(Ottawa) Le ministre de l’Environnement, Steven Guilbeault, doit débloquer le fondateur de Rebel News, Ezra Levant, sur X, anciennement connu sous le nom de Twitter, selon une ordonnance du tribunal.

L’ordonnance rendue par le juge Russel Zinn, de la Cour fédérale, met fin à une action intentée par M. Levant il y a deux ans, affirmant que le ministre libéral violait ses droits constitutionnels en le bloquant sur le réseau social.

M. Levant a soutenu que son incapacité à voir ou à répondre aux messages de M. Guilbeault sur la plateforme limitait sa capacité à s’engager dans un débat sur des questions d’intérêt public.

Les avocats chargés de l’affaire ont écrit au juge Zinn le 7 septembre pour consentir à une ordonnance qui résoudrait l’affaire.

L’ordonnance indique que les parties reconnaissent que M. Guilbeault et le gouvernement fédéral « n’admettent et nient, en fait, toute responsabilité à l’égard des allégations formulées dans la demande ».

Toutefois, en vertu de cette ordonnance, le ministre doit s’assurer que son compte X débloque M. Levant immédiatement et aussi longtemps que M. Guilbeault restera député.

Le tribunal a également ordonné au gouvernement de payer 20 000 $ pour les frais juridiques de Rebel News.

La question en litige dans cette affaire était de savoir si le compte X du ministre Guilbeault devait être considéré comme un compte personnel sur les réseaux sociaux ou comme un compte officiel du gouvernement.

Dans un affidavit déposé auprès du tribunal, Tracey Headley, responsable du Secrétariat du Conseil du Trésor, a déclaré que Service Canada avait confirmé que le compte en question n’était pas un compte de réseau social officiel du gouvernement du Canada.

M. Levant a soutenu dans l’avis initial de requête au tribunal que le compte de M. Guilbeault avait tous les attributs d’un compte officiel géré par l’État, ajoutant que son contenu était de nature publique.

L’avis indique que la liberté d’expression protégée par la Charte des droits et libertés inclut le droit dérivé d’accéder aux informations gouvernementales lorsque cela est nécessaire pour s’exprimer de manière significative sur le fonctionnement du gouvernement.

Un dossier fédéral dans cette affaire souligne que dans divers messages sur Twitter, alors que M. Guilbeault était ministre du Patrimoine canadien, M. Levant l’avait traité de « cinglé », de « voyou » et possiblement de « ministre le plus stupide d’Ottawa ».
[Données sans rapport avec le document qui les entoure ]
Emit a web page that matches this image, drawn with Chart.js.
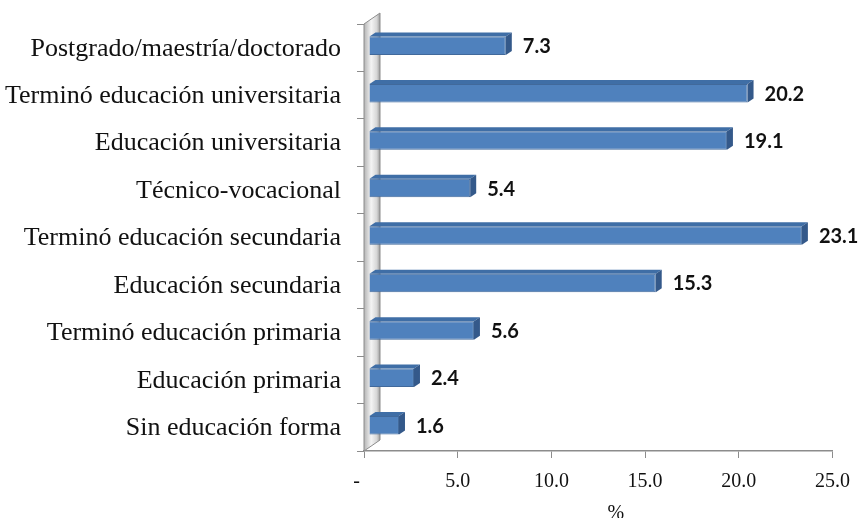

M. Levant a noté dans son mémoire que M. Guilbeault a choisi de le bloquer plutôt que d’utiliser la fonction de mise en sourdine, moins intrusive de la plateforme de médias sociaux, qui permet à un utilisateur de supprimer les publications d’un autre utilisateur de son fil d’actualité sans cesser de suivre ou de bloquer ce compte.

Rebel News affirme avoir une vision du monde généralement conservatrice, présentant le média comme un partisan de la liberté et un antidote aux médias grand public.

Sur le site web de Rebel News, M. Levant a affirmé que l’issue de l’affaire constituait un coup porté à la liberté d’expression.

« Cela peut paraître anodin, mais si Guilbeault peut nous empêcher de recevoir des nouvelles et d’autres informations du gouvernement, que peut-il nous couper d’autre ? », a-t-il évoqué.

Le bureau de M. Guilbeault n’a fait aucun commentaire sur l’ordonnance du tribunal.

Michael Geist, professeur de droit à l’Université d’Ottawa, qui a suivi l’affaire, affirme que même si l’ordonnance ne confirme pas un droit constitutionnel, elle envoie un signal fort sur l’état du droit.

« Nous savons que les responsables gouvernementaux utilisent ces plateformes tout le temps pour des déclarations officielles et essentiellement pour les affaires du gouvernement, et cela devrait être accessible à tous, a soutenu M. Geist, en entrevue. Il ne devrait pas être laissé à un ministre ou à son personnel de décider qui a accès aux informations accessibles au public sur une plateforme particulière. »

« Je comprends qu’il y a des abus en ligne auxquels personne, ministre ou autre, ne devrait avoir à confronter », a poursuivi M. Geist. Mais étant donné la fonction sourdine de X, « je pense qu’il devient de plus en plus difficile de justifier le blocage pur et simple d’individus », a-t-il ajouté.

Le Secrétariat du Conseil du Trésor n’a fait aucun commentaire dans l’immédiat sur les implications de l’ordonnance du tribunal.